Problem description: Single out the lines that include the word "page". Copy them.

Plotting code records:
────────────────────────────────────────
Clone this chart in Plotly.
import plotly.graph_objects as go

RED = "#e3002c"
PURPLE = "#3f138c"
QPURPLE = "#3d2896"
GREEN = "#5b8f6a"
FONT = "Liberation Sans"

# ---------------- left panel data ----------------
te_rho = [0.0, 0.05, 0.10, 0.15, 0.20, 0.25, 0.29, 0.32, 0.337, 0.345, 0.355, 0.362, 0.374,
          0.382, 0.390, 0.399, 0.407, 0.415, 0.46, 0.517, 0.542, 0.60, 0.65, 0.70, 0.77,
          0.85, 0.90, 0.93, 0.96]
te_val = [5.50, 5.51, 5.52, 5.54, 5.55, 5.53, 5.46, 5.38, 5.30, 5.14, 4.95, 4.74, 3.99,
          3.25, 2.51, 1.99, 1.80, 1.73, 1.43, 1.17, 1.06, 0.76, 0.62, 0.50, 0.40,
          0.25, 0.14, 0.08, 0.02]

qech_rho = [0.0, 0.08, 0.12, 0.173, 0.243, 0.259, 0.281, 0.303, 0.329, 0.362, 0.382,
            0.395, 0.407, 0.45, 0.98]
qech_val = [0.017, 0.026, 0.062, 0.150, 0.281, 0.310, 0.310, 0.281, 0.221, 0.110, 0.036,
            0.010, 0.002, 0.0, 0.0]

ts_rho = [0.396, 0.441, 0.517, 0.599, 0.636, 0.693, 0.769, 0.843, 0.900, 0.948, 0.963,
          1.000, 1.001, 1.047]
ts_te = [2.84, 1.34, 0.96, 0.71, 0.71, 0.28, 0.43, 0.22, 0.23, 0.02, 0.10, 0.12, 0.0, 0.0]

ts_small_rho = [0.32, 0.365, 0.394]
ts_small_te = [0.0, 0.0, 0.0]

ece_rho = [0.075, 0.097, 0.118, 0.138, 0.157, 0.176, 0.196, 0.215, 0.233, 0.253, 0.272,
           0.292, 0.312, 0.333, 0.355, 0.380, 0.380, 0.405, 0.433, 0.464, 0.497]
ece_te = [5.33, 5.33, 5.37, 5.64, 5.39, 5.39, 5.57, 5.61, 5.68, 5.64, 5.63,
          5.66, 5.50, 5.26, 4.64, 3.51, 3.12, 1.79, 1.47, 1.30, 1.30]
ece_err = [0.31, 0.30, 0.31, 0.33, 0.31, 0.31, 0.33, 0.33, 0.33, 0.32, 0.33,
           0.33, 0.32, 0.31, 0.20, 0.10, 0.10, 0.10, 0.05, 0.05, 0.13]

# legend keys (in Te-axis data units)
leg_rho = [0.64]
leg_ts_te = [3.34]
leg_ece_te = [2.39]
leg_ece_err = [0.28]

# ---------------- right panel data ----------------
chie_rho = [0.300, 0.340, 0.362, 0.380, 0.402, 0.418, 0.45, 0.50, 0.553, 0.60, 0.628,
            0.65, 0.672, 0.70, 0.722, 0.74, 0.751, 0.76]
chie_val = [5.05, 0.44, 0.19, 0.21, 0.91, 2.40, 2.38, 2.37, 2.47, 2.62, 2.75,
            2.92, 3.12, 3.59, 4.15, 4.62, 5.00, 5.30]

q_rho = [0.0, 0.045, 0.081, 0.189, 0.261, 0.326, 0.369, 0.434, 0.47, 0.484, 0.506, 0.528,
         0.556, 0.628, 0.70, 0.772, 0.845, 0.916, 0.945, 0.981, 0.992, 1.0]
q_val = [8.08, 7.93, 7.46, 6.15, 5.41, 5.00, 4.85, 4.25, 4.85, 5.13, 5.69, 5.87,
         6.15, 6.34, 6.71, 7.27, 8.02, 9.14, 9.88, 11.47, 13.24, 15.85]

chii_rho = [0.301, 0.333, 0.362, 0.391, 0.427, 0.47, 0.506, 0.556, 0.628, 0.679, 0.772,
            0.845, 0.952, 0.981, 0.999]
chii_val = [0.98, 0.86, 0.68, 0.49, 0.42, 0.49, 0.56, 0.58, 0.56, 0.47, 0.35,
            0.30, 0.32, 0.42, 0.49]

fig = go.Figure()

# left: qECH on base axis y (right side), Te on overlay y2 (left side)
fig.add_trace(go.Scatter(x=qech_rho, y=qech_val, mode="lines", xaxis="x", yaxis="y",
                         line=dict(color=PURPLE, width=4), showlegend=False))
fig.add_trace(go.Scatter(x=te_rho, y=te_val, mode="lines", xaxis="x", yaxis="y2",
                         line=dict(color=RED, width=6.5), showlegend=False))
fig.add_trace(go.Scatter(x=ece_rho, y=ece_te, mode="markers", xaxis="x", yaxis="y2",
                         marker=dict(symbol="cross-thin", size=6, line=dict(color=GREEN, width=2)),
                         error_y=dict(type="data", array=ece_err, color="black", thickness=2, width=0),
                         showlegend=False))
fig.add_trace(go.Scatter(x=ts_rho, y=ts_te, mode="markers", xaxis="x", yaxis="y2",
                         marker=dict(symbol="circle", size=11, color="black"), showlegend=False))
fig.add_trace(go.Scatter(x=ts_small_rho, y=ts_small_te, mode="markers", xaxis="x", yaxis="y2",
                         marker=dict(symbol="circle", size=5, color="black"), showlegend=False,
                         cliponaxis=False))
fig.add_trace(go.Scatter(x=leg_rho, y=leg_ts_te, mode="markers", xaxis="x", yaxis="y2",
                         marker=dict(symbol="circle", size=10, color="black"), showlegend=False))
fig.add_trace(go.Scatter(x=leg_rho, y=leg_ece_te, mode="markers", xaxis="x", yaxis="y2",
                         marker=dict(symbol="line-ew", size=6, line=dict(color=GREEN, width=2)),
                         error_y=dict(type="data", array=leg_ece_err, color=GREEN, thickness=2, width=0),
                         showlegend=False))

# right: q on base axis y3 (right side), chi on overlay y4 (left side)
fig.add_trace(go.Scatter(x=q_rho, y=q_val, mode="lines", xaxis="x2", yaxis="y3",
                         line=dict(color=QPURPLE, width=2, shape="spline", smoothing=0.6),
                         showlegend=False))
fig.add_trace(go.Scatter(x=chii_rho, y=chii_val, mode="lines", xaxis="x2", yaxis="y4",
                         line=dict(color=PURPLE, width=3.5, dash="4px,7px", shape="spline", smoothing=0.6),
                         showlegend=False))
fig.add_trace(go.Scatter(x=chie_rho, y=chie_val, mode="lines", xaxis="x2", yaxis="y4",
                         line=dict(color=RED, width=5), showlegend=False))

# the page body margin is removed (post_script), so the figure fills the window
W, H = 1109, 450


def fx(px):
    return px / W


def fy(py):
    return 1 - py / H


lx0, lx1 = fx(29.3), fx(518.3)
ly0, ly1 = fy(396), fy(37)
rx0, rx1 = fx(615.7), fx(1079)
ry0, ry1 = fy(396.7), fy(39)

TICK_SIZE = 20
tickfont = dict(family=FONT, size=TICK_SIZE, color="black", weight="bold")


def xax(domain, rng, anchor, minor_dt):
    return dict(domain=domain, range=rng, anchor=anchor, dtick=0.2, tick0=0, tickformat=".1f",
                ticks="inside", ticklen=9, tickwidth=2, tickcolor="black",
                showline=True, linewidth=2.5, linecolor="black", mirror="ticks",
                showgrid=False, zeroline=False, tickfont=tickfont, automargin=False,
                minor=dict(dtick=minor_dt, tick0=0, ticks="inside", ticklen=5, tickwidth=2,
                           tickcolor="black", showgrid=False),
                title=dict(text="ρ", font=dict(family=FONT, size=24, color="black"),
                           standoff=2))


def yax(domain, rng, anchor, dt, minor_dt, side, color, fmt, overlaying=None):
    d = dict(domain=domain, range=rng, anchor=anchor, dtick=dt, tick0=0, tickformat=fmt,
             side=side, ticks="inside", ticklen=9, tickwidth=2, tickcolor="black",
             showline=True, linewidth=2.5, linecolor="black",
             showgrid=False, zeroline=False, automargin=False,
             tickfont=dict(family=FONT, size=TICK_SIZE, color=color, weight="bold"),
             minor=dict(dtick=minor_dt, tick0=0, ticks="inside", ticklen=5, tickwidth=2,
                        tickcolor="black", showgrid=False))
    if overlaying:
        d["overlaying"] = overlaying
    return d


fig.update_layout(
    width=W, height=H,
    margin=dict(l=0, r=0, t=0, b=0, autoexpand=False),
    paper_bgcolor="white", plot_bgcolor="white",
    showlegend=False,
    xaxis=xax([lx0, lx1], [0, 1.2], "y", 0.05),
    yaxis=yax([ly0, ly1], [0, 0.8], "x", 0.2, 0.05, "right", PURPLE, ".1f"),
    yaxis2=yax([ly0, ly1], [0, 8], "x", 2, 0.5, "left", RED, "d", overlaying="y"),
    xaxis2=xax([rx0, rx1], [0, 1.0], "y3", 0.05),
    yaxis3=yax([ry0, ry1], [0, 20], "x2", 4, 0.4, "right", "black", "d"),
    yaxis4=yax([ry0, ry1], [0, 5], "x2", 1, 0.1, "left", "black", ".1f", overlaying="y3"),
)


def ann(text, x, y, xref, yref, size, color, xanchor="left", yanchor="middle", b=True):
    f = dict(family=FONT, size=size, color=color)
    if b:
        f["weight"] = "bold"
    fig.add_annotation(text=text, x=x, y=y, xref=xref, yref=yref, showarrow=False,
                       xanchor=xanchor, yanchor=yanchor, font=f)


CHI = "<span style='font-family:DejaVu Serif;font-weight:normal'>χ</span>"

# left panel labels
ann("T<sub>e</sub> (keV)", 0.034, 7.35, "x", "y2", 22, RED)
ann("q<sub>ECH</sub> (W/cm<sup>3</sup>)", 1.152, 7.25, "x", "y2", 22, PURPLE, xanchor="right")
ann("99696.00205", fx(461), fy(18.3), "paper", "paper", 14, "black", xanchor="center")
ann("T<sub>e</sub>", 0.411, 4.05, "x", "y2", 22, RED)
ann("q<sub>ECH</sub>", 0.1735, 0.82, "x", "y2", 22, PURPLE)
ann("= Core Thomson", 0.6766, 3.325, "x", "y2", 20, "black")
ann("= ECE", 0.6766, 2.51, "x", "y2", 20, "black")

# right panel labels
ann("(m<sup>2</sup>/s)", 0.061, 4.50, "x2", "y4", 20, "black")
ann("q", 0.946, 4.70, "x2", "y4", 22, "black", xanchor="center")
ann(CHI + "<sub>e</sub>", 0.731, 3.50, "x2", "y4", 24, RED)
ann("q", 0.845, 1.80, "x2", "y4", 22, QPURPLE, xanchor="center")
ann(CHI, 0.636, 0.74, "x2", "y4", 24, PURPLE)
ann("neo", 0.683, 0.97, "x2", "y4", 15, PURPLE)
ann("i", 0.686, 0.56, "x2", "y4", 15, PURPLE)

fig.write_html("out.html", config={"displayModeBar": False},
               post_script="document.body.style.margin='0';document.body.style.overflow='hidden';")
────────────────────────────────────────
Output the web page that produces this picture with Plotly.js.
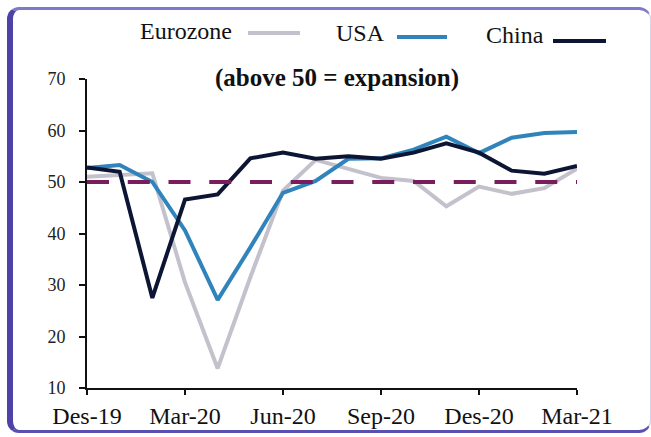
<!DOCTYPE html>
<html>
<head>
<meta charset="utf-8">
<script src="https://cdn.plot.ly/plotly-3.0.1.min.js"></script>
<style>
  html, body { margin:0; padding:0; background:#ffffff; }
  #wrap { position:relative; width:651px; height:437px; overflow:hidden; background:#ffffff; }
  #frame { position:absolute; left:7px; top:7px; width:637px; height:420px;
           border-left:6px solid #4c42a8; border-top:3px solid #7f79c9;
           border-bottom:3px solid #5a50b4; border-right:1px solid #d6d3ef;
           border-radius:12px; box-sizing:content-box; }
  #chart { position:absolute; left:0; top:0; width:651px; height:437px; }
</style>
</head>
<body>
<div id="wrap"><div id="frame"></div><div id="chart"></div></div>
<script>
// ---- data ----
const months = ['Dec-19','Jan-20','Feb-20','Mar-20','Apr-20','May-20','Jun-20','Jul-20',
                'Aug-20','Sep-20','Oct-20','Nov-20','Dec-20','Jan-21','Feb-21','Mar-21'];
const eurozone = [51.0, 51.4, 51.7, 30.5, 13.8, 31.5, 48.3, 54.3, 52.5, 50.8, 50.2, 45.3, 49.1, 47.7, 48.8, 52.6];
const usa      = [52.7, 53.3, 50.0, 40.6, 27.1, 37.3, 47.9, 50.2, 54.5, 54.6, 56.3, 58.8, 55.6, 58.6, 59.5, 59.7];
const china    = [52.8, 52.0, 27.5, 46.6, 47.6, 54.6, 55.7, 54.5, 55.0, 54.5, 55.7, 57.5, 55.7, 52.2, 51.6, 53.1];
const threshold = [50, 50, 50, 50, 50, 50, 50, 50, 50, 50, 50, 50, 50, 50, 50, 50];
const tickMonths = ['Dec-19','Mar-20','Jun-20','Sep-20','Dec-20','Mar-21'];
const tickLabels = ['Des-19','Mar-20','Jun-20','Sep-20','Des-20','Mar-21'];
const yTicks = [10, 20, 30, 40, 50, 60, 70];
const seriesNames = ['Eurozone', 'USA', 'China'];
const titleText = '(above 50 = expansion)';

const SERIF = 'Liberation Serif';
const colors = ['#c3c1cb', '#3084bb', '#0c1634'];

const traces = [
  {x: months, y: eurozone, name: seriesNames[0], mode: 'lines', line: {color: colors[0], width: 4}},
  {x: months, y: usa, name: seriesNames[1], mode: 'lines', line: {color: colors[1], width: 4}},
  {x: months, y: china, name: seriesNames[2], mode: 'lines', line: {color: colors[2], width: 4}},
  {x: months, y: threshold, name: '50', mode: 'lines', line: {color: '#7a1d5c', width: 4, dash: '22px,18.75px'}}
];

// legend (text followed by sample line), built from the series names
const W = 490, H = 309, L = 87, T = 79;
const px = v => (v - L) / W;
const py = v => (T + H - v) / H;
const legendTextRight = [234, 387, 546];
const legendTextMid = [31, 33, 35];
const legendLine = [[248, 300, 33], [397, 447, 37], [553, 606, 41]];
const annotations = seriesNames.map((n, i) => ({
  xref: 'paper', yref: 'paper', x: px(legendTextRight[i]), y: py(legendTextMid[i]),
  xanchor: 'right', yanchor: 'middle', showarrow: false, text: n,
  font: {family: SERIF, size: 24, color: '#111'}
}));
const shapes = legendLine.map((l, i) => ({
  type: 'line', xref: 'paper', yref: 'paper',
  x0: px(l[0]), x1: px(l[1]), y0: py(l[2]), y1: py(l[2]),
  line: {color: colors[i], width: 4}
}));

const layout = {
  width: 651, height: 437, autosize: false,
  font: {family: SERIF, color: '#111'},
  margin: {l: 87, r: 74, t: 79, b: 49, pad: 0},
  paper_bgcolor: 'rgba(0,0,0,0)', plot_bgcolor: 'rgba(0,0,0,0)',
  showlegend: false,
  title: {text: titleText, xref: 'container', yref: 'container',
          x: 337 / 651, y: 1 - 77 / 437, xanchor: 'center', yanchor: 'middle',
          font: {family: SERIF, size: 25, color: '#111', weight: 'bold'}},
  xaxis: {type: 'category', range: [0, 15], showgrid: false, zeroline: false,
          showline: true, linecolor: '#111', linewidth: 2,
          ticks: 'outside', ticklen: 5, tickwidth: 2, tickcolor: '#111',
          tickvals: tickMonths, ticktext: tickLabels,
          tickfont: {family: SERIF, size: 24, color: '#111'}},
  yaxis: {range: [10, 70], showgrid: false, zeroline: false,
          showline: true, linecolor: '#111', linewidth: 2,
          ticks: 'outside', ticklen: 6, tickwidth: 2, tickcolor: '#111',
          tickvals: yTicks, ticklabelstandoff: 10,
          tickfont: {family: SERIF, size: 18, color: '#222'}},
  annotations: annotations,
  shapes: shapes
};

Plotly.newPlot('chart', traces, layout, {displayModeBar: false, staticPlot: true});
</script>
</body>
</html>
────────────────────────────────────────
Response for this exercise:
# the page body margin is removed (post_script), so the figure fills the window
Output the web page that produces this picture with Plotly.js.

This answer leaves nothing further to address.